Today, I had the incredible pleasure of visiting the Maine Lobster Festival in Rockland and watching the recipe contest — sponsored by the BDN and Fiore Artisan Olive Oils and Vinegar — from start to finish. Well, almost. When Ian and I arrived, the gates were barely open, but the contestants were already well into their prep work, and the tent was already awash with aromas. The small, milling crowd of curious onlookers was no indication of the crushing throng of people we would have to fight our way through as the day progressed, just to snap photos and snag samples of the contestant’s amazing recipes. I was live-tweeting the event (you can find me on Twitter @fiafortune) and was given full access to the contestants as they worked, though I did my best to stay out of their way and let them do their thing.
The contest ran fairly smoothly, with only a few bumps in the road as the power in the tent went out — twice — and while the other contestants were held up momentarily as power was restored, John Ruppert was the only one unaffected. His lobster mac and cheese recipe was designed to be made on a single burner, and he brought his own gas, just in case. The pace was kept up well by emcee Louise McLellan-Ruf, who interviewed the judges, contestants and even myself to keep things moving while we all awaited the plating and serving portion of the event.

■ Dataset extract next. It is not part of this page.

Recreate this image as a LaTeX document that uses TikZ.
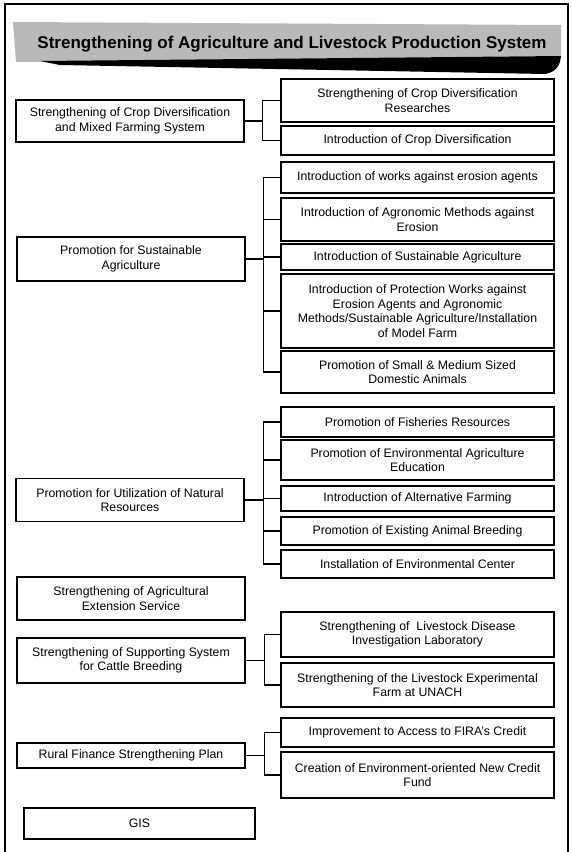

Contestant Gerald Huang held the distinction of being the only cook competing from away — very away, as it happens. Huang is originally from Hong Kong, and came to Maine via Canada over twenty years ago. Returning champ Tyrell Hunter, whose name I repeatedly spelled wrong on Twitter today, was the only female contestant.
Some of the recipes represented homey comfort food, like Justin “Buzzy” Libby’s casserole and Ruppert’s mac & cheese, but there were also notable international influences from Huang’s Singapore-inspired Chili Lobster to Hunter’s classic Italian canneloni. Adam Marcus, formerly of Louisiana, even brought a taste of New Orleans to the table with his Owl’s Head Lobster Etouffe.
The judges were as notable as the dishes; visiting from Yahoo!’s Blue Ribbon Hunter series with camera crew and producer in tow was Allison Fishman Task, and Melanie Beckett was there as well representing Maine Food and Lifestyle Magazine. Finally, Lynn Archer, owner of The Brass Compass and Archer’s on the Pier was there, and the crowd was eager to hear about her experiences throwing down with Bobby Flay. (Long story short, her King of Clubs sandwich — a sort of double-decker hybrid of a BLT and a lobster roll, which I am definitely going to have to try! — blew Bobby’s out of the water.)
After each dish was plated for the judges, the leftovers were divided up to be sampled out. Ian and I, like vultures, tasted each dish as soon as they were portioned out, so unlike most of the crowd, we had the experience of tasting what the judges were tasting as they were tasting it, not to mention while it was still hot and fresh! We ranked the dishes privately, from least favorite to favorite (I can’t say worst to best, because even the ‘worst’ was pretty great!) and though we disagreed with the judge’s final tallies for some of the runners up, we were in complete agreement for the first place winner: Tyrell Hunter’s Spectacular Seafood Canneloni were the best dish in a close race. Congratulations, Tyrell, now the two-year champ! I can’t wait until next year to find out if she’ll be unseated or defend her title successfully again.